Wall Street has pumped money into the defense sector following the largest military escalation in years out of Israel, with the iShares U.S. Aerospace & Defense ETF up 6% since Friday, headlined by Lockheed Martin and Northrop Grumman’s strongest stock gains in more than three years.

War stocks typically notch immediate gains after geopolitical shocks, but “history shows…those increases generally stall and are not sustainable,” Bernstein analysts led by Douglas Harned argued in a Wednesday note to clients.

In order to continue the rally, defense stocks would need a significant rise in the U.S. defense budget, the “leading driver” of the grouping’s market performance, Harned argued.

That’s an unlikely scenario considering the “dysfunction” in Congress and the “relatively small scale” of the Israel-Hamas conflict in its current stages, according to Harned, who cited examples of long-term strife like the Cold War and war in Iraq as long-term drivers of defense stock growth, evoking last year’s short-lived rally for the bunch after Russia invaded Ukraine.
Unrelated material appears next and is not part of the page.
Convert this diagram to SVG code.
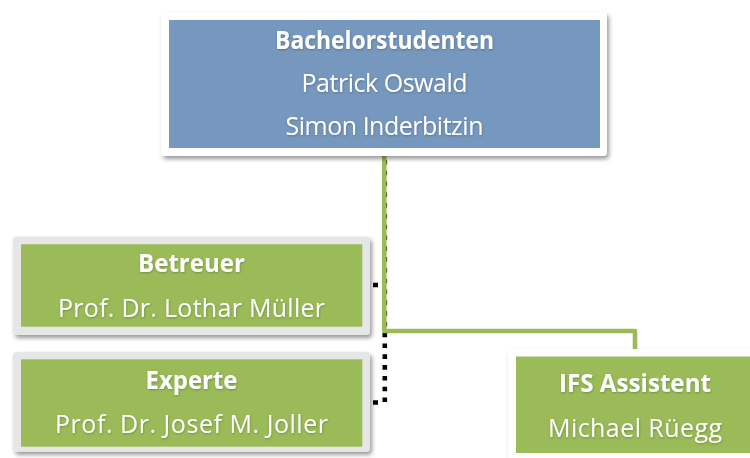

In the first week of trading after Russia attacked Ukraine, the iShares defense ETF surged 5% on the back of roughly 20% rallies from Lockheed Martin and Northrop Grumman, but the sector fell nearly 20% over the next six months as deteriorating macroeconomic conditions outweighed the war bump.

Big Number

$28.4 billion. That’s the combined jump in market capitalization since Friday from American defense contractor giants Lockheed Martin, Northrop Grumman, L3Harris, Raytheon and General Dynamics.

Tangent

The U.S. stock market’s broad rally this week in the face of escalating tensions abroad is “unusual,” according to LPL Financial strategist George Smith, who analyzed S&P 500 returns following 24 other destabilizing geopolitical events dating back to 1941. Smith found the S&P experienced an average drop of 1.1% in the first trading session after such events and an average total related dip of 4.7%, though it took just six weeks for the index to recover to its pre-strife level. “Equities have historically held up well during geopolitical shocks, including wars and other military conflicts going back decades,” Smith explained in a Tuesday note.

Contra

Perhaps the most tangible near-term impact from the war in Israel is regarding interest rates. Over the last week, the odds of the Federal Reserve enacting another rate hike next month declined from 23% to 16%, according to futures market data tracked by CME Group, largely inspired by the jump in crude oil prices and subsequent negative impact on inflation via potentially higher gas prices.